> _What needs to be done_: Transcribe the full listing exactly, and drop every picture.

** BEGIN **

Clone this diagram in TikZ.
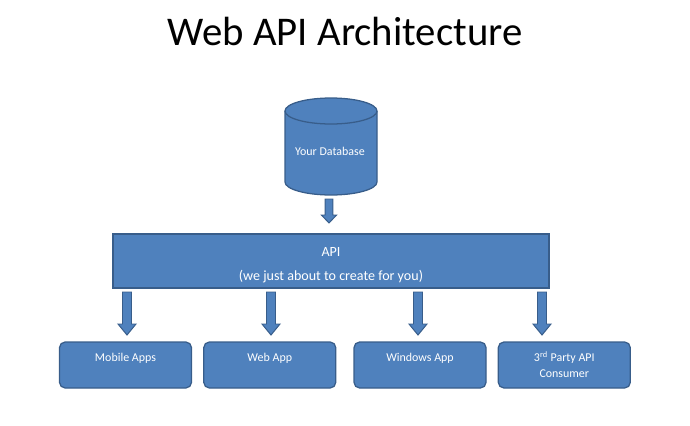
\documentclass[tikz,border=0pt]{standalone}
\usepackage{fontspec}
\setmainfont{Carlito}
\usepackage{xcolor}
\usepackage{tikz}
\usetikzlibrary{positioning, backgrounds, calc}
\definecolor{apiblue}{HTML}{4F81BD}
\definecolor{apiedge}{HTML}{385D8A}

% block arrow: top point, length, shaft half width, head half width, head length
\newcommand{\flowarrow}[5]{%
  \begin{scope}[shift={(#1)}]
    \draw[blockarrow] (-#3,0) -- (#3,0) -- (#3,{-(#2-#5)}) -- (#4,{-(#2-#5)})
      -- (0,-#2) -- (-#4,{-(#2-#5)}) -- (-#3,{-(#2-#5)}) -- cycle;
  \end{scope}}

\begin{document}
\begin{tikzpicture}[
    appbox/.style={draw=apiedge, fill=apiblue, line width=0.9pt, rounded corners=4pt,
      minimum width=3.3cm, minimum height=1.15cm, align=center, text=white,
      font=\fontsize{8.5}{11.4}\selectfont},
    apibox/.style={draw=apiedge, fill=apiblue, line width=0.9pt, minimum width=10.9cm,
      minimum height=1.35cm, align=center, text=white, font=\fontsize{10}{17}\selectfont},
    dbtext/.style={text=white, font=\fontsize{8.5}{11}\selectfont},
    dbshape/.style={draw=apiedge, fill=apiblue, line width=0.9pt},
    blockarrow/.style={draw=apiedge, fill=apiblue, line width=0.7pt},
    title/.style={font=\fontsize{29}{34}\selectfont},
]
\useasboundingbox (0,0) rectangle (17.25,-10.65);

% Title
\node[title, anchor=base] (title) at (8.625,-1.125) {Web API Architecture};

% Database
\node[dbtext] (db) at (8.25,-3.775) {Your Database};
\begin{scope}[on background layer]
  \draw[dbshape] (7.125,-2.775) -- (7.125,-4.55)
    arc[start angle=180, end angle=360, x radius=1.15, y radius=0.325]
    -- (9.425,-2.775)
    arc[start angle=0, end angle=180, x radius=1.15, y radius=0.325] -- cycle;
  \draw[dbshape, fill=none] (7.125,-2.775)
    arc[start angle=180, end angle=360, x radius=1.15, y radius=0.325];
\end{scope}

% API
\node[apibox] (api) at (8.275,-6.525) {\rule{0pt}{13pt}API\\(we just about to create for you)};

% Consumers
\node[appbox] (mobile) at (3.1375,-9.125) {Mobile Apps\\\mbox{}};
\node[appbox, right=0.275cm of mobile] (webapp) {Web App\\\mbox{}};
\node[appbox, right=0.425cm of webapp] (winapp) {Windows App\\\mbox{}};
\node[appbox, right=0.275cm of winapp] (party) {3\textsuperscript{rd} Party API\\Consumer};

% Arrows
\coordinate (dbout) at (8.225,-4.975);
\flowarrow{dbout}{0.6}{0.095}{0.19}{0.2}
\foreach \x/\n in {3.175/1, 6.775/2, 10.45/3, 13.55/4} {
    \coordinate (apiout\n) at (\x,-7.3);
    \flowarrow{apiout\n}{1.075}{0.1125}{0.225}{0.275}
}

\end{tikzpicture}
\end{document}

** END **

> _Problem solution_:
Clone this diagram in TikZ.
\documentclass[tikz,border=0pt]{standalone}
\usepackage{fontspec}
\setmainfont{Carlito}
\usepackage{xcolor}
\usepackage{tikz}
\usetikzlibrary{positioning, backgrounds, calc}
\definecolor{apiblue}{HTML}{4F81BD}
\definecolor{apiedge}{HTML}{385D8A}

% block arrow: top point, length, shaft half width, head half width, head length
\newcommand{\flowarrow}[5]{%
  \begin{scope}[shift={(#1)}]
    \draw[blockarrow] (-#3,0) -- (#3,0) -- (#3,{-(#2-#5)}) -- (#4,{-(#2-#5)})
      -- (0,-#2) -- (-#4,{-(#2-#5)}) -- (-#3,{-(#2-#5)}) -- cycle;
  \end{scope}}

\begin{document}
\begin{tikzpicture}[
    appbox/.style={draw=apiedge, fill=apiblue, line width=0.9pt, rounded corners=4pt,
      minimum width=3.3cm, minimum height=1.15cm, align=center, text=white,
      font=\fontsize{8.5}{11.4}\selectfont},
    apibox/.style={draw=apiedge, fill=apiblue, line width=0.9pt, minimum width=10.9cm,
      minimum height=1.35cm, align=center, text=white, font=\fontsize{10}{17}\selectfont},
    dbtext/.style={text=white, font=\fontsize{8.5}{11}\selectfont},
    dbshape/.style={draw=apiedge, fill=apiblue, line width=0.9pt},
    blockarrow/.style={draw=apiedge, fill=apiblue, line width=0.7pt},
    title/.style={font=\fontsize{29}{34}\selectfont},
]
\useasboundingbox (0,0) rectangle (17.25,-10.65);

% Title
\node[title, anchor=base] (title) at (8.625,-1.125) {Web API Architecture};

% Database
\node[dbtext] (db) at (8.25,-3.775) {Your Database};
\begin{scope}[on background layer]
  \draw[dbshape] (7.125,-2.775) -- (7.125,-4.55)
    arc[start angle=180, end angle=360, x radius=1.15, y radius=0.325]
    -- (9.425,-2.775)
    arc[start angle=0, end angle=180, x radius=1.15, y radius=0.325] -- cycle;
  \draw[dbshape, fill=none] (7.125,-2.775)
    arc[start angle=180, end angle=360, x radius=1.15, y radius=0.325];
\end{scope}

% API
\node[apibox] (api) at (8.275,-6.525) {\rule{0pt}{13pt}API\\(we just about to create for you)};

% Consumers
\node[appbox] (mobile) at (3.1375,-9.125) {Mobile Apps\\\mbox{}};
\node[appbox, right=0.275cm of mobile] (webapp) {Web App\\\mbox{}};
\node[appbox, right=0.425cm of webapp] (winapp) {Windows App\\\mbox{}};
\node[appbox, right=0.275cm of winapp] (party) {3\textsuperscript{rd} Party API\\Consumer};

% Arrows
\coordinate (dbout) at (8.225,-4.975);
\flowarrow{dbout}{0.6}{0.095}{0.19}{0.2}
\foreach \x/\n in {3.175/1, 6.775/2, 10.45/3, 13.55/4} {
    \coordinate (apiout\n) at (\x,-7.3);
    \flowarrow{apiout\n}{1.075}{0.1125}{0.225}{0.275}
}

\end{tikzpicture}
\end{document}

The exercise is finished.